A arma de que o governo dispõe para enfrentar essa disputa é atender aos reclamos dos movimentos, democratizar e tornar transparente sua gestão, abrir à sua participação as decisões de governo, reorientar e potenciar as políticas públicas para atender ao interesse coletivo: a oferta pública, gratuita e de qualidade de bens comuns.

As propostas da presidente Dilma, mesmo com todos seus problemas, retiraram o governo da defensiva e caminham no sentido de promover as mudanças necessárias. O plebiscito e a Constituinte para fins específicos de reforma política são propostas que visam a revalorização do sistema político democrático. Mesmo com o governo tendo recuado da proposta da Constituinte no dia seguinte à sua declaração, a crise política mudou de eixo, da cobrança de melhores e mais baratos serviços públicos, ela se desloca para o questionamento da institucionalidade democrática, que não dá conta de processar os conflitos e remete para as ruas a possibilidade dos cidadãos interferirem nas políticas. Agora se abre uma disputa quanto ao conteúdo do plebiscito sobre a reforma política.

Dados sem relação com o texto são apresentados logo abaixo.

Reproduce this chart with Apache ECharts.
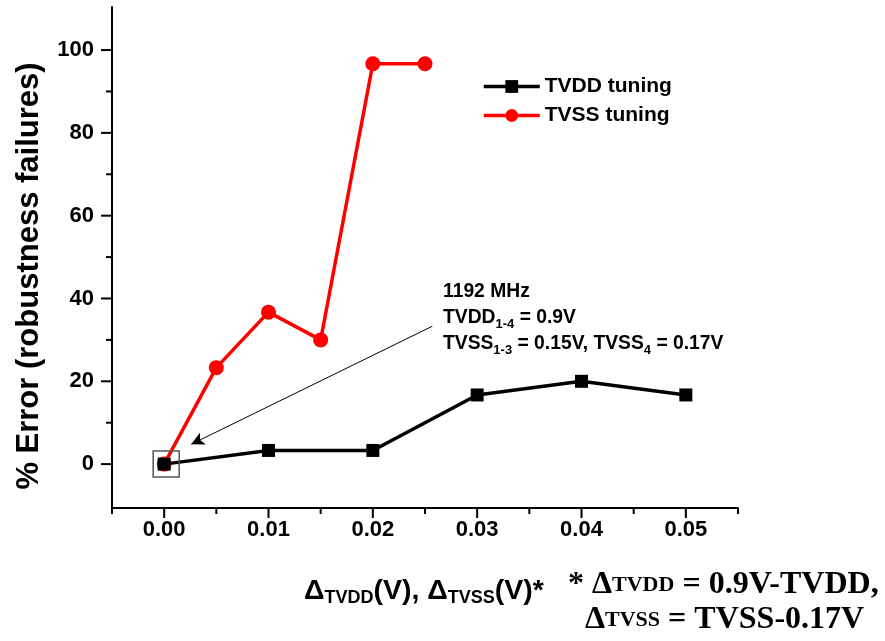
<!DOCTYPE html>
<html>
<head>
<meta charset="utf-8">
<script src="https://cdn.jsdelivr.net/npm/echarts@6/dist/echarts.min.js"></script>
<style>html,body{margin:0;padding:0;background:#fff;}#c{width:885px;height:641px;}</style>
</head>
<body>
<div id="c"></div>
<script>
// ---- data ----
const xTVDD = [0, 0.01, 0.02, 0.03, 0.04, 0.05];
const yTVDD = [0, 3.3, 3.3, 16.7, 20, 16.7];
const xTVSS = [0, 0.005, 0.01, 0.015, 0.02, 0.025];
const yTVSS = [0, 23.3, 36.7, 30, 96.7, 96.7];
const xTicks = [0, 0.01, 0.02, 0.03, 0.04, 0.05];
const xMinorTicks = [-0.005, 0.005, 0.015, 0.025, 0.035, 0.045, 0.055];
const yTicks = [0, 20, 40, 60, 80, 100];
const yMinorTicks = [10, 30, 50, 70, 90];
const seriesNames = ['TVDD tuning', 'TVSS tuning'];
const arrowFrom = [0.0257, 33.3];
const arrowTo = [0.0026, 4.8];

const chart = echarts.init(document.getElementById('c'), null, {renderer: 'canvas'});
const SANS = 'Arial, "Liberation Sans", Helvetica, sans-serif';
const SERIF = '"Times New Roman", "Liberation Serif", serif';

const xMin = -0.005, xMax = 0.055, yMin = -10.6, yMax = 110.4;
const MAJOR = 10, MINOR = 6;

// tick marks drawn through the axes' scales (api.coord)
const xTickData = xTicks.map(v => [v, yMin, MAJOR]).concat(xMinorTicks.map(v => [v, yMin, MINOR]));
const yTickData = yTicks.map(v => [xMin, v, MAJOR + 1]).concat(yMinorTicks.map(v => [xMin, v, MINOR]));

function tickSeries(data, dir) {
  return {
    type: 'custom', silent: true, clip: false, z: 5,
    data: data,
    renderItem: function (params, api) {
      const p = api.coord([api.value(0), api.value(1)]);
      const len = api.value(2);
      const shape = dir === 'x'
        ? {x1: p[0], y1: p[1], x2: p[0], y2: p[1] + len}
        : {x1: p[0], y1: p[1], x2: p[0] - len, y2: p[1]};
      return {type: 'line', shape: shape, style: {stroke: '#000', lineWidth: 2}};
    }
  };
}

const option = {
  animation: false,
  backgroundColor: '#fff',
  tooltip: {show: false},
  grid: {left: 112, right: 147, top: 7, bottom: 133, containLabel: false},
  legend: {
    data: seriesNames,
    orient: 'vertical',
    left: 477, top: 71, padding: 5,
    itemWidth: 56, itemHeight: 16, itemGap: 8,
    lineStyle: {width: 3.5},
    textStyle: {fontFamily: SANS, fontWeight: 'bold', fontSize: 21, color: '#000'}
  },
  xAxis: {
    type: 'value', min: xMin, max: xMax,
    axisLine: {show: true, onZero: false, lineStyle: {color: '#000', width: 2}},
    axisTick: {show: false},
    axisLabel: {show: true, customValues: xTicks, margin: 11, formatter: v => v.toFixed(2),
      fontFamily: SANS, fontWeight: 'bold', fontSize: 22, color: '#000'},
    splitLine: {show: false}
  },
  yAxis: {
    type: 'value', min: yMin, max: yMax,
    axisLine: {show: true, onZero: false, lineStyle: {color: '#000', width: 2}},
    axisTick: {show: false},
    axisLabel: {show: true, customValues: yTicks, margin: 18,
      fontFamily: SANS, fontWeight: 'bold', fontSize: 22, color: '#000'},
    splitLine: {show: false}
  },
  series: [{
    name: seriesNames[1], type: 'line',
    data: xTVSS.map((x, i) => [x, yTVSS[i]]),
    symbol: 'circle', symbolSize: 15,
    lineStyle: {color: '#ff0000', width: 3.5},
    itemStyle: {color: '#ff0000'},
    z: 2
  }, {
    name: seriesNames[0], type: 'line',
    data: xTVDD.map((x, i) => [x, yTVDD[i]]),
    symbol: 'rect', symbolSize: 13,
    lineStyle: {color: '#000', width: 3.5},
    itemStyle: {color: '#000'},
    z: 3,
    markPoint: {
      symbol: 'rect', symbolSize: 26, symbolOffset: [2, 0],
      silent: true,
      itemStyle: {color: 'rgba(0,0,0,0)', borderColor: '#555', borderWidth: 1.5},
      label: {show: false},
      data: [{coord: [xTVDD[0], yTVDD[0]]}]
    },
    markLine: {
      silent: true,
      symbol: ['none', 'arrow'], symbolSize: [10, 13],
      lineStyle: {color: '#000', width: 1, type: 'solid'},
      label: {show: false},
      data: [[{coord: arrowFrom}, {coord: arrowTo}]]
    }
  },
    tickSeries(xTickData, 'x'),
    tickSeries(yTickData, 'y')
  ],
  graphic: [
    {
      type: 'text', x: 29, y: 276, rotation: Math.PI / 2,
      style: {text: '% Error (robustness failures)', fontFamily: SANS, fontWeight: 'bold', fontSize: 31,
        fill: '#000', align: 'center', verticalAlign: 'middle'}
    },
    {
      type: 'text', x: 443, y: 279,
      style: {
        text: '1192 MHz\nTVDD{s|1-4} = 0.9V\nTVSS{s|1-3} = 0.15V, TVSS{s|4} = 0.17V',
        fontFamily: SANS, fontWeight: 'bold', fontSize: 19.3, fill: '#000',
        lineHeight: 26, align: 'left', verticalAlign: 'top',
        rich: {
          s: {fontFamily: SANS, fontWeight: 'bold', fontSize: 13, fill: '#000', verticalAlign: 'bottom', lineHeight: 12}
        }
      }
    },
    {
      type: 'text', x: 304, y: 591,
      style: {
        text: 'Δ{s|TVDD}(V), Δ{s|TVSS}(V)*',
        fontFamily: SANS, fontWeight: 'bold', fontSize: 28.5, fill: '#000',
        lineHeight: 33, align: 'left', verticalAlign: 'middle',
        rich: {
          s: {fontFamily: SANS, fontWeight: 'bold', fontSize: 18, fill: '#000', verticalAlign: 'bottom', lineHeight: 17}
        }
      }
    },
    {
      type: 'text', x: 568, y: 585,
      style: {
        text: '* Δ{s|TVDD} = 0.9V-TVDD,',
        fontFamily: SERIF, fontWeight: 'bold', fontSize: 32, fill: '#000',
        align: 'left', verticalAlign: 'middle',
        rich: {
          s: {fontFamily: SERIF, fontWeight: 'bold', fontSize: 22, fill: '#000'}
        }
      }
    },
    {
      type: 'text', x: 585, y: 620,
      style: {
        text: 'Δ{s|TVSS} = TVSS-0.17V',
        fontFamily: SERIF, fontWeight: 'bold', fontSize: 32, fill: '#000',
        align: 'left', verticalAlign: 'middle',
        rich: {
          s: {fontFamily: SERIF, fontWeight: 'bold', fontSize: 22, fill: '#000'}
        }
      }
    }
  ]
};
chart.setOption(option);
</script>
</body>
</html>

Quanto às propostas de investimento em transportes e outras políticas públicas, assim como a criação de conselhos de transporte, há problemas. Até agora, alguém ouviu alguma manifestação do Ministério das Cidades sobre a explosão de demandas que são de sua responsabilidade? É preciso recuperar esse ministério para a governabilidade direta da Presidência. E recuperar como estratégia de políticas urbanas o Estatuto da Cidade, integrar essas políticas, e ativar o Conselho das Cidades, que existe em todos os níveis
da federação para ser o canal de diálogo com a sociedade. Aí estão representados todos os setores da sociedade e muitos desses atores coletivos, fóruns e redes da sociedade civil. Se a estes se somarem os novos coletivos jovens que lideram os movimentos, os Conselhos poderão cumprir um novo papel: de canal de negociação para reorientar as políticas públicas.

Quanto aos governos estaduais e municipais, a transparência, a prestação de contas e, mais do que tudo, a democratização da gestão e a abertura à participação cidadã são as ferramentas à disposição.